Esta declaración, que pretendió ser prudente, terminó resultando escandalosa al provenir de un alto funcionario público que, para más señas, es el responsable directo del área, el supervisor inmediato del detenido, quien personalmente designó a ese ciudadano como interventor y quien tiene la atribución de destituirlo. Pero, además, cualquiera que haya observado con imparcialidad el proceso de satanización y desmantelamiento del mercado de capitales en Venezuela, tiene que recordar dos circunstancias que en su momento definieron claramente quién mandaba aquí. La primera fue la impronta de funcionario omnisciente y todopoderoso con la cual el titular de la superintendencia dotó de rauda notoriedad a su cargo y lo impregnó con su sello personal; la segunda fue el acto formal donde resultó ungido, que no fue otro que la promulgación, a partir del 17 de agosto de este año, de la nueva Ley de Mercado de Valores mediante la cual se confirmó la consagración en una sola persona de un poder de control y supervisión tan absolutos y discrecionales que los hace incompatibles con un estado de Derecho. Como anécdota hay que reseñar que hasta el útil y sabio recurso de conferirle ciertas atribuciones difíciles o antipáticas al Directorio quedó sin efecto, desaparecido aquél de un plumazo, tal como lo enrostra el nuevo texto de la Ley.

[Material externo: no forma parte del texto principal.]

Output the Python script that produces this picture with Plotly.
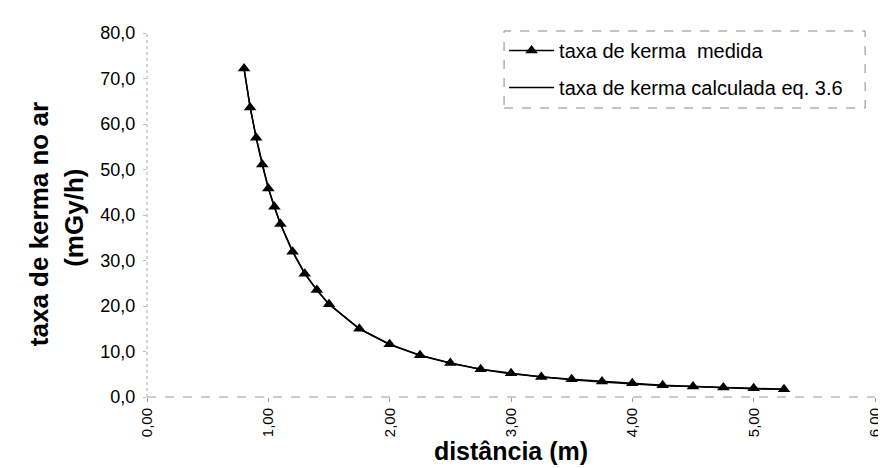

Nadie discute las razones que pudieron haber causado en un personaje tan “duro” el estado de catatonia y lividez que inspiraron estas declaraciones, las cuales nos mostraron cuán leves pueden ser los pasos que atraviesan un territorio minado; sin embargo, lo mínimo que esperábamos como público era una explicación serena y, sobre todo, firme, que nos aclarara algunos detallitos insignificantes como los siguientes: ¿hubo remoción y sustitución del interventor “caído” o quedó un encargado mientras “se soluciona” el problema? ¿Quién garantiza que ningún otro interventor o liquidador está incurriendo actualmente en irregularidades, prácticas opacas o gastos dispendiosos o injustificados que perjudiquen el patrimonio de los clientes? ¿Cuáles son los controles dispuestos para que en la proximidad de las Navidades el dinero “atrapado” en las instituciones intervenidas o liquidadas le sea devuelto a sus legítimos dueños y no haya riesgo alguno de que sean destinados a bonos, aguinaldos, viajes de funcionarios que “no son funcionarios” y honorarios en dólares a “asesores”? ¿Quién garantiza que el modus operandi de vaciar la cuenta bancaria de una casa de bolsa en el exterior y abrir una nueva bajo el nombre de otra empresa distinta llamada igual, según ha transcendido de la investigación del FBI, es una práctica aislada y empleada únicamente en el caso bajo juicio?
Quienes tienen buena parte de su patrimonio inmovilizado bajo el control del Estado a través del régimen de intervención o liquidación de la institución en la que confiaron tienen derecho a una rendición de cuentas y al pago de sus acreencias, sin excusas, dilaciones ni evasivas, es decir, con la transparencia y diligencia a la que están obligados los funcionarios públicos a quienes les dieron a cuidar dinero ajeno.